The month of March saw me being asked by Michael Howard to concentrate on my role as Shadow Minister for London in the period leading up to the June 10 elections. I relinquished my role in the Opposition Whips office with some sorrow as I had thoroughly enjoyed the last nine months as a Whip and had learned a great deal about the workings of Parliament.
My diary commitments changed a great deal because I was no longer involved in day-to-day activities in the chamber as an Opposition Whip. This gave me a chance to catch up and meet with a number of the newly selected parliamentary candidates in the London area and to take up more speaking engagements in Greater London and the suburbs. These included events in Brent, Kingston and Orpington.
In my constituency the month of March showed once again the efforts put in by the various Wards for fund-raising and political meetings. I attended dinners and other events in Knightsbridge & Belgravia Ward; the Marylebone High Street Ward the Bryanston & Dorset Square Ward as well as a joint political event with the Bryanston and City of London Wards.
Universities featured strongly in my month as well. Not only was the important debate on tuition fees continuing in the House but I was a guest at the University College of London dinner and the City University’s Chancellor’s dinner as well as being asked to address the Conservative Group at Imperial College. As an Oxford graduate the month did not end on a high note with my standing on Thames towpath watching Cambridge speed home in the Boat Race.
The City of London also held its fair share of events at which I was invited to speak this month including the Drapers Company Livery Dinner and a meeting with the British Venture Capital Association. One important dinner within the constituency which I could enjoy without having to speak was the Annual Civic reception of Westminster City Council.

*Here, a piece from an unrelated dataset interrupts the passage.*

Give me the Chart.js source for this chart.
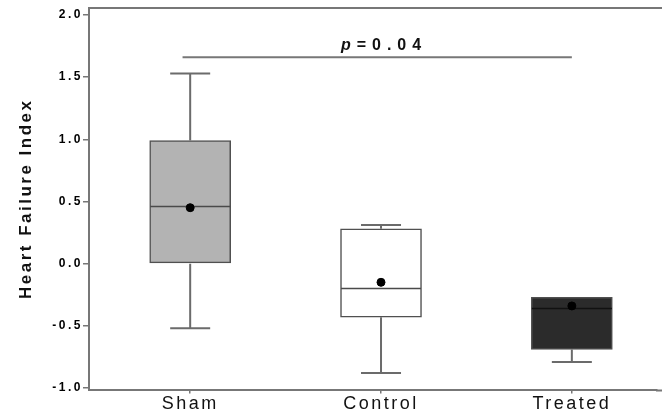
<!DOCTYPE html>
<html><head><meta charset="utf-8">
<script src="https://cdn.jsdelivr.net/npm/chart.js@4"></script>
<style>html,body{margin:0;padding:0;background:#fff;} #wrap{width:662px;height:418px;position:relative;}</style>
</head><body><div id="wrap"><canvas id="c"></canvas></div>
<script>
// ---- data ----
const categories = ['Sham', 'Control', 'Treated'];
const positions = [1, 2, 3];
const q1 = [0.00, -0.43, -0.69];
const q3 = [0.99, 0.28, -0.27];
const medians = [0.46, -0.20, -0.36];
const means = [0.45, -0.15, -0.34];
const whiskerLow = [-0.52, -0.88, -0.79];
const whiskerHigh = [1.53, 0.31, -0.27];
const yTicks = [-1.0, -0.5, 0.0, 0.5, 1.0, 1.5, 2.0];
const pValueText = ['p', '=0.04'];
const pBracket = [0.96, 3.0, 1.66]; // from x, to x, at y

// ---- styles ----
const boxFill = ['#b3b3b3', '#ffffff', '#2b2b2b'];
const medianColor = ['#4a4a4a', '#4a4a4a', '#111111'];
const axisColor = '#777777';

const extras = {
  id: 'extras',
  beforeDraw(chart) { chart.ctx.letterSpacing = '2.5px'; },
  afterDatasetDraw(chart, args) {
    if (args.index !== 0) return;
    const ctx = chart.ctx, x = chart.scales.x, y = chart.scales.y;
    ctx.save();
    positions.forEach((p, i) => {
      const cx = x.getPixelForValue(p);
      const yLo = y.getPixelForValue(whiskerLow[i]);
      const yHi = y.getPixelForValue(whiskerHigh[i]);
      const yQ1 = y.getPixelForValue(q1[i]);
      const yQ3 = y.getPixelForValue(q3[i]);
      const yMed = y.getPixelForValue(medians[i]);
      ctx.strokeStyle = '#6b6b6b';
      ctx.lineWidth = 2;
      ctx.beginPath();
      ctx.moveTo(cx, yQ1); ctx.lineTo(cx, yLo);
      ctx.moveTo(cx - 20, yLo); ctx.lineTo(cx + 20, yLo);
      if (whiskerHigh[i] > q3[i]) {
        ctx.moveTo(cx, yQ3); ctx.lineTo(cx, yHi);
        ctx.moveTo(cx - 20, yHi); ctx.lineTo(cx + 20, yHi);
      }
      ctx.stroke();
      ctx.strokeStyle = medianColor[i];
      ctx.lineWidth = 1.5;
      ctx.beginPath();
      ctx.moveTo(cx - 40, yMed); ctx.lineTo(cx + 40, yMed);
      ctx.stroke();
    });
    ctx.restore();
  },
  afterDraw(chart) {
    const ctx = chart.ctx, x = chart.scales.x, y = chart.scales.y, a = chart.chartArea;
    ctx.save();
    ctx.strokeStyle = axisColor;
    ctx.lineWidth = 2;
    ctx.beginPath();
    ctx.moveTo(a.left - 1, a.top); ctx.lineTo(chart.width, a.top);
    ctx.moveTo(a.right - 1, a.bottom + 1); ctx.lineTo(chart.width, a.bottom + 1);
    ctx.stroke();
    const by = y.getPixelForValue(pBracket[2]);
    ctx.beginPath();
    ctx.moveTo(x.getPixelForValue(pBracket[0]), by);
    ctx.lineTo(x.getPixelForValue(pBracket[1]), by);
    ctx.stroke();
    ctx.fillStyle = '#111';
    ctx.textBaseline = 'middle';
    ctx.textAlign = 'left';
    ctx.letterSpacing = '6px';
    const f1 = 'italic bold 16px Arial', f2 = 'bold 16px Arial';
    ctx.font = f1; const w1 = ctx.measureText(pValueText[0]).width;
    ctx.font = f2; const w2 = ctx.measureText(pValueText[1]).width;
    const total = w1 + w2 - 6;
    let tx = x.getPixelForValue(2) - total / 2;
    const ty = by - 12;
    ctx.font = f1; ctx.fillText(pValueText[0], tx, ty);
    ctx.font = f2; ctx.fillText(pValueText[1], tx + w1, ty);
    ctx.restore();
  }
};

const ctx = document.getElementById('c').getContext('2d');
new Chart(ctx, {
  type: 'bar',
  data: {
    datasets: [
      {
        type: 'bar',
        label: 'box',
        order: 2,
        data: positions.map((p, i) => ({ x: p, y: [q1[i], q3[i]] })),
        backgroundColor: boxFill,
        borderColor: '#505050',
        borderWidth: 1.5,
        borderSkipped: false,
        barThickness: 81
      },
      {
        type: 'scatter',
        label: 'mean',
        order: 1,
        data: positions.map((p, i) => ({ x: p, y: means[i] })),
        backgroundColor: '#000',
        borderColor: '#000',
        pointRadius: 4,
        pointHoverRadius: 4
      }
    ]
  },
  options: {
    responsive: true,
    maintainAspectRatio: false,
    animation: false,
    layout: { padding: { top: 8, right: 0, left: 0, bottom: 0 } },
    plugins: { legend: { display: false }, tooltip: { enabled: false } },
    scales: {
      x: {
        type: 'linear',
        offset: false,
        min: 0.4698,
        max: 3.4462,
        afterBuildTicks: (s) => { s.ticks = positions.map(v => ({ value: v })); },
        afterFit: (s) => { s.height = 28.5; },
        ticks: {
          callback: (v, i) => categories[i],
          font: { family: 'Arial', size: 18 },
          color: '#111',
          padding: 0,
          maxRotation: 0,
          autoSkip: false
        },
        grid: { offset: false, drawOnChartArea: false, drawTicks: true, tickLength: 4, color: axisColor, lineWidth: 1.5 },
        border: { color: axisColor, width: 2 }
      },
      y: {
        type: 'linear',
        min: -1.012,
        max: 2.056,
        afterBuildTicks: (s) => { s.ticks = yTicks.map(v => ({ value: v })); },
        afterFit: (s) => { s.width = 89; },
        ticks: {
          callback: (v) => v.toFixed(1),
          font: { family: 'Arial', size: 12, weight: 'bold' },
          color: '#000',
          padding: 0
        },
        grid: { drawOnChartArea: false, drawTicks: true, tickLength: 6, color: axisColor, lineWidth: 1.5 },
        border: { color: axisColor, width: 2 },
        title: {
          display: true,
          text: 'Heart Failure Index',
          font: { family: 'Arial', size: 17, weight: 'bold' },
          color: '#111',
          padding: { top: 16, bottom: 4 }
        }
      }
    }
  },
  plugins: [extras]
});
</script>
</body></html>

Looking back at the number of weekday events I attended during March I was able to show many of the newly selected London parliamentary candidates that life as a London MP can mean that enjoying a non-political social life during the week is extremely difficult. My other piece of advice that I am able to give now is to make sure that the men have more than one dinner suit but I have stayed well clear of offering any dress advice to the ten women already selected as parliamentary candidates for the London seats. We men certainly have it easy, being able to wear the same outfits week after week without creating any comment – I fear that is less true for ladies in the public gaze.